The paper tackled the problem of efficiently computing COCO metrics like mean average precision and recall within deep learning training graphs, which is typically done post-training, by developing a graph-friendly approximation algorithm. The result is an open-source implementation that enables train-time evaluation, verified through extensive numerical benchmarks.
Evaluating the COCO mean average precision (MaP) and COCO recall metrics as part of the static computation graph of modern deep learning frameworks poses a unique set of challenges. These challenges include the need for maintaining a dynamic-sized state to compute mean average precision, reliance on global dataset-level statistics to compute the metrics, and managing differing numbers of bounding boxes between images in a batch.

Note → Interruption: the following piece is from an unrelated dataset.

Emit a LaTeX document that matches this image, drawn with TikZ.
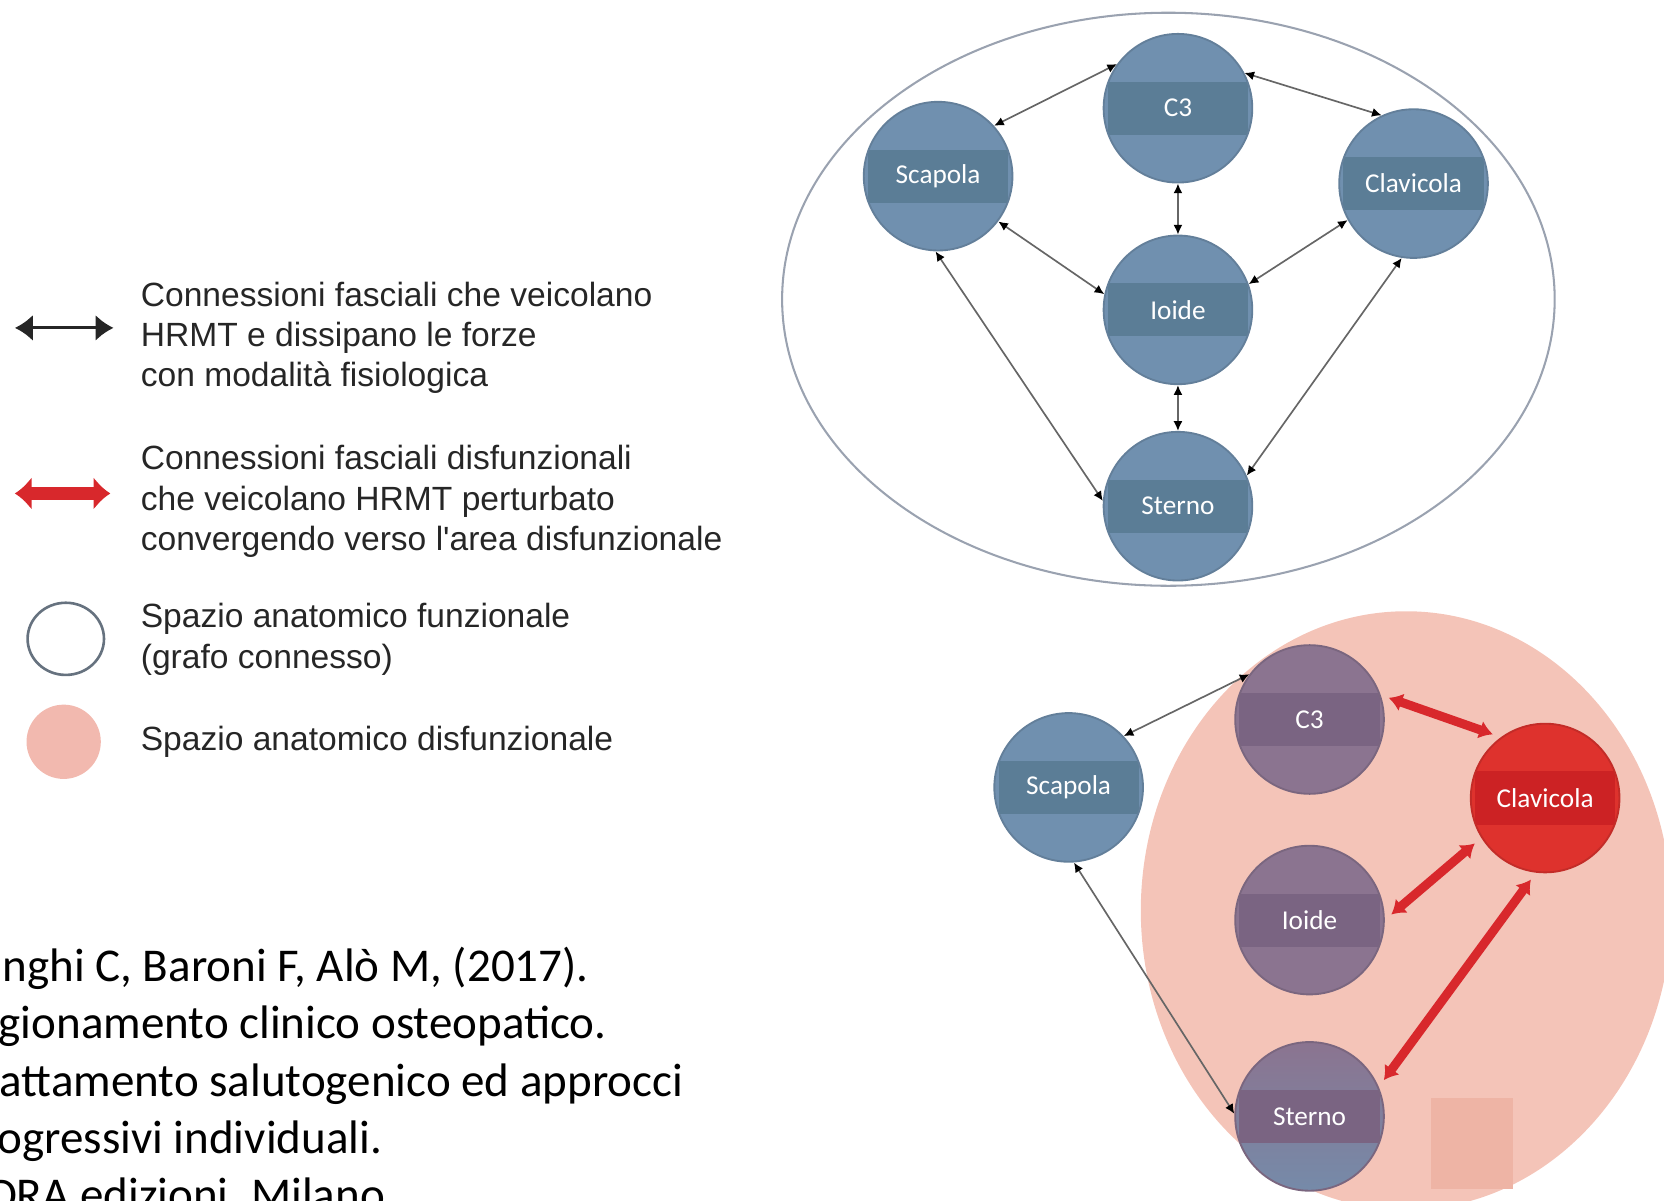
\documentclass[tikz,border=0pt]{standalone}
\usepackage{fontspec}
\usepackage{tikz}
\usepackage{xcolor}
\usetikzlibrary{arrows.meta}

\setmainfont{Carlito}
\newfontfamily\legendfont{Liberation Sans}

\definecolor{nodeblue}{HTML}{7090AF}
\definecolor{bandblue}{HTML}{5B7D96}
\definecolor{nodepurple}{HTML}{8B7490}
\definecolor{bandpurple}{HTML}{7A6482}
\definecolor{nodered}{HTML}{DE322D}
\definecolor{bandred}{HTML}{CC2224}
\definecolor{pinkarea}{HTML}{F4C4B8}
\definecolor{pinkbox}{HTML}{EEB4A5}
\definecolor{pinklegend}{HTML}{F2B9AF}
\definecolor{arrowred}{HTML}{D8282C}
\definecolor{rimgray}{HTML}{9AA2B0}
\definecolor{ringgray}{HTML}{66727F}

\begin{document}
\begin{tikzpicture}[x=0.01cm, y=-0.01cm,
  bonenode/.style 2 args={circle, minimum size=1.4cm, inner sep=0pt, fill=#1,
    draw=#1!88!black, line width=0.5pt, text=white, font=\fontsize{7.3}{8}\selectfont,
    path picture={\fill[#2] ([xshift=-0.66cm,yshift=-0.25cm]path picture bounding box.center)
      rectangle ([xshift=0.66cm,yshift=0.25cm]path picture bounding box.center);}},
  thinlink/.style={{Latex[length=2.6pt,width=2.4pt,color=black]}-{Latex[length=2.6pt,width=2.4pt,color=black]},
    draw=black!60, line width=0.45pt},
  redlink/.style={{Latex[length=3.6pt,width=5pt]}-{Latex[length=3.6pt,width=5pt]},
    draw=arrowred, line width=2.4pt, shorten <=0.08cm, shorten >=0.08cm},
  legendtext/.style={anchor=north west, inner sep=0pt, align=left, text=black!85,
    font=\legendfont\fontsize{9}{10.8}\selectfont}]

\useasboundingbox (0,0) rectangle (1568,1131);
\clip (0,0) rectangle (1568,1131);

% Legend
\coordinate (la) at (14,309);
\coordinate (lb) at (107,309);
\draw[{Latex[length=4.8pt,width=7pt]}-{Latex[length=4.8pt,width=7pt]}, line width=0.8pt, black!85] (la) -- (lb);
\node[legendtext] (leg1) at (132,265) {Connessioni fasciali che veicolano\\HRMT e dissipano le forze\\con modalità fisiologica};

\coordinate (lc) at (14,465);
\coordinate (ld) at (104,465);
\draw[{Latex[length=4.5pt,width=9pt]}-{Latex[length=4.5pt,width=9pt]}, line width=3.4pt, arrowred] (lc) -- (ld);
\node[legendtext] (leg2) at (132,419) {Connessioni fasciali disfunzionali\\che veicolano HRMT perturbato\\convergendo verso l'area disfunzionale};

\draw[ringgray, line width=0.7pt] (62,602) ellipse [x radius=36, y radius=34];
\node[legendtext] (leg3) at (132,568) {Spazio anatomico funzionale\\(grafo connesso)};

\fill[pinklegend] (60,699) circle [radius=35];
\node[legendtext] (leg4) at (132,684) {Spazio anatomico disfunzionale};

% Reference
\foreach \yy/\xx/\txt [count=\i] in {925/2/{nghi C, Baroni F, Alò M, (2017).},
    979/-2/{gionamento clinico osteopatico.}, 1033/-1/{attamento salutogenico ed approcci},
    1087/-3/{ogressivi individuali.}, 1141/-12/{DRA edizioni, Milano}} {
  \node[anchor=base west, inner sep=0pt, font=\fontsize{12.6}{15}\selectfont] (ref\i) at (\xx,\yy) {\txt};
}

% Functional graph
\draw[rimgray, line width=0.55pt] (1101,282) ellipse [x radius=364, y radius=270];
\node[bonenode={nodeblue}{bandblue}] (c3) at (1110,102) {C3};
\node[bonenode={nodeblue}{bandblue}] (scap) at (884,166) {Scapola};
\node[bonenode={nodeblue}{bandblue}] (clav) at (1332,173) {Clavicola};
\node[bonenode={nodeblue}{bandblue}] (ioide) at (1110,292) {Ioide};
\node[bonenode={nodeblue}{bandblue}] (sterno) at (1110,477) {Sterno};

\draw[thinlink] (c3.144) -- (scap.42);
\draw[thinlink] (c3.28) -- (clav.115);
\draw[thinlink] (c3.south) -- (ioide.north);
\draw[thinlink] (scap.323) -- (ioide.168);
\draw[thinlink] (clav.209) -- (ioide.20);
\draw[thinlink] (ioide.south) -- (sterno.north);
\draw[thinlink] (scap.268) -- (sterno.176);
\draw[thinlink] (clav.261) -- (sterno.24);

% Dysfunctional graph
\fill[pinkarea] (1325,858) ellipse [x radius=250, y radius=282];
\fill[pinkbox] (1348,1035) rectangle (1426,1120);
\node[bonenode={nodepurple}{bandpurple}] (bc3) at (1234,678) {C3};
\node[bonenode={nodeblue}{bandblue}] (bscap) at (1007,742) {Scapola};
\node[bonenode={nodered}{bandred}] (bclav) at (1456,752) {Clavicola};
\node[bonenode={nodepurple}{bandpurple}] (bioide) at (1234,867) {Ioide};
\node[bonenode={nodepurple}{bandpurple}, top color=nodepurple, bottom color=nodeblue!80!nodepurple] (bsterno) at (1234,1052) {Sterno};

\draw[thinlink] (bc3.143) -- (bscap.43);
\draw[thinlink] (bscap.274) -- (bsterno.178);
\draw[redlink] (bc3.19) -- (bclav.126);
\draw[redlink] (bclav.212) -- (bioide.0);
\draw[redlink] (bclav.263) -- (bsterno.23);
\end{tikzpicture}
\end{document}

As a consequence, it is common practice for researchers and practitioners to evaluate COCO metrics as a post training evaluation step. With a graph-friendly algorithm to compute COCO Mean Average Precision and recall, these metrics could be evaluated at training time, improving visibility into the evolution of the metrics through training curve plots, and decreasing iteration time when prototyping new model versions. Our contributions include an accurate approximation algorithm for Mean Average Precision, an open source implementation of both COCO mean average precision and COCO recall, extensive numerical benchmarks to verify the accuracy of our implementations, and an open-source training loop that include train-time evaluation of mean average precision and recall.